## DATA SEGMENT

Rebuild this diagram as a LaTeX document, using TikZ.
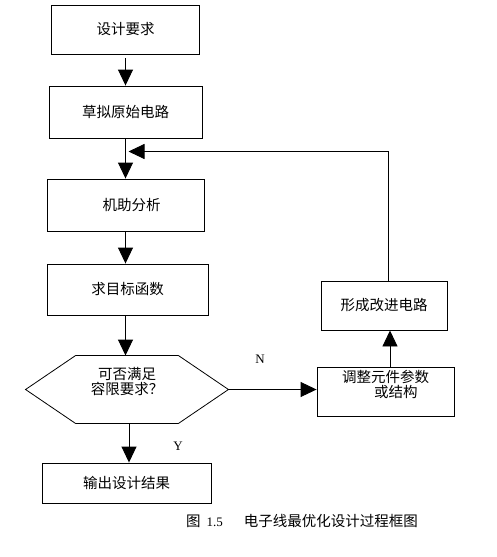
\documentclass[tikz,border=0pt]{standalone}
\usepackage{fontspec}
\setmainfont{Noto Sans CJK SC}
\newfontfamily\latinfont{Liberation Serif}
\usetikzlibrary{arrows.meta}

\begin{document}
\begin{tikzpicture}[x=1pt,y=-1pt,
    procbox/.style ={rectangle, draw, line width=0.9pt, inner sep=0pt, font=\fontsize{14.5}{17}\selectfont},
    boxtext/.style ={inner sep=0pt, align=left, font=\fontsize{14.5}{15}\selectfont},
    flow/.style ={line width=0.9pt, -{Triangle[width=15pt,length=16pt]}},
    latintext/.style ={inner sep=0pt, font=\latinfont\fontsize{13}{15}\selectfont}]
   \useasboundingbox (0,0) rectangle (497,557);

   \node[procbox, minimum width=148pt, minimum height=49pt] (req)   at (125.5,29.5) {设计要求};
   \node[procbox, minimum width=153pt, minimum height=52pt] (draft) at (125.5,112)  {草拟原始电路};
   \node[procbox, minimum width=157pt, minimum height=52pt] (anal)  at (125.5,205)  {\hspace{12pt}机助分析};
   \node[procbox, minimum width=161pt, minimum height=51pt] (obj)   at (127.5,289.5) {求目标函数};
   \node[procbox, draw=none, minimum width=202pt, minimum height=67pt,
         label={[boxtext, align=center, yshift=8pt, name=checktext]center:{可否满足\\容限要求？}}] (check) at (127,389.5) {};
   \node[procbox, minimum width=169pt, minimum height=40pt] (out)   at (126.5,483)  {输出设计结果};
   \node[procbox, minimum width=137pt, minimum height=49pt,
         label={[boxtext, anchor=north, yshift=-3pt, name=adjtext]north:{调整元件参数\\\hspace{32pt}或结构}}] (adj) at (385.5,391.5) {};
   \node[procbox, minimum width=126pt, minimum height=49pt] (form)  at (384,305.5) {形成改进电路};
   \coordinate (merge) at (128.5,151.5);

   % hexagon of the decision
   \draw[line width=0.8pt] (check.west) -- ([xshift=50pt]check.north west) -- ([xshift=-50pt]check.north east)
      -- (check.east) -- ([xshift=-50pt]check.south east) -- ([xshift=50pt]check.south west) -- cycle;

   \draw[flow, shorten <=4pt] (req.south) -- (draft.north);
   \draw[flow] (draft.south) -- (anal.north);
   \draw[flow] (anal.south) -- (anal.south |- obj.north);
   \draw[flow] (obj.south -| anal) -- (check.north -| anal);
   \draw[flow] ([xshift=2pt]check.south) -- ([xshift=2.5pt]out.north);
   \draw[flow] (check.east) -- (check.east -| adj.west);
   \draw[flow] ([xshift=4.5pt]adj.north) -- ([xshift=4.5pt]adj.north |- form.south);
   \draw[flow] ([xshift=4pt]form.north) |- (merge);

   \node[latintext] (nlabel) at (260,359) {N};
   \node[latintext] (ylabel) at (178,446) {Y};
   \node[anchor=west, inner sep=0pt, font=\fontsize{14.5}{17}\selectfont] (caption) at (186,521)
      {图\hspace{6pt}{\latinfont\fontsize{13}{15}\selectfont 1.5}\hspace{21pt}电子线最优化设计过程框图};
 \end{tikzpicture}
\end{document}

## SHORT PROBLEM
Everything from the top line of the data down to and including the line with "(merge) at (128.5,151.5);" is to be copied, except the pictures.

## RESULT OF THIS TASK
Rebuild this diagram as a LaTeX document, using TikZ.
\documentclass[tikz,border=0pt]{standalone}
\usepackage{fontspec}
\setmainfont{Noto Sans CJK SC}
\newfontfamily\latinfont{Liberation Serif}
\usetikzlibrary{arrows.meta}

\begin{document}
\begin{tikzpicture}[x=1pt,y=-1pt,
    procbox/.style ={rectangle, draw, line width=0.9pt, inner sep=0pt, font=\fontsize{14.5}{17}\selectfont},
    boxtext/.style ={inner sep=0pt, align=left, font=\fontsize{14.5}{15}\selectfont},
    flow/.style ={line width=0.9pt, -{Triangle[width=15pt,length=16pt]}},
    latintext/.style ={inner sep=0pt, font=\latinfont\fontsize{13}{15}\selectfont}]
   \useasboundingbox (0,0) rectangle (497,557);

   \node[procbox, minimum width=148pt, minimum height=49pt] (req)   at (125.5,29.5) {设计要求};
   \node[procbox, minimum width=153pt, minimum height=52pt] (draft) at (125.5,112)  {草拟原始电路};
   \node[procbox, minimum width=157pt, minimum height=52pt] (anal)  at (125.5,205)  {\hspace{12pt}机助分析};
   \node[procbox, minimum width=161pt, minimum height=51pt] (obj)   at (127.5,289.5) {求目标函数};
   \node[procbox, draw=none, minimum width=202pt, minimum height=67pt,
         label={[boxtext, align=center, yshift=8pt, name=checktext]center:{可否满足\\容限要求？}}] (check) at (127,389.5) {};
   \node[procbox, minimum width=169pt, minimum height=40pt] (out)   at (126.5,483)  {输出设计结果};
   \node[procbox, minimum width=137pt, minimum height=49pt,
         label={[boxtext, anchor=north, yshift=-3pt, name=adjtext]north:{调整元件参数\\\hspace{32pt}或结构}}] (adj) at (385.5,391.5) {};
   \node[procbox, minimum width=126pt, minimum height=49pt] (form)  at (384,305.5) {形成改进电路};
   \coordinate (merge) at (128.5,151.5);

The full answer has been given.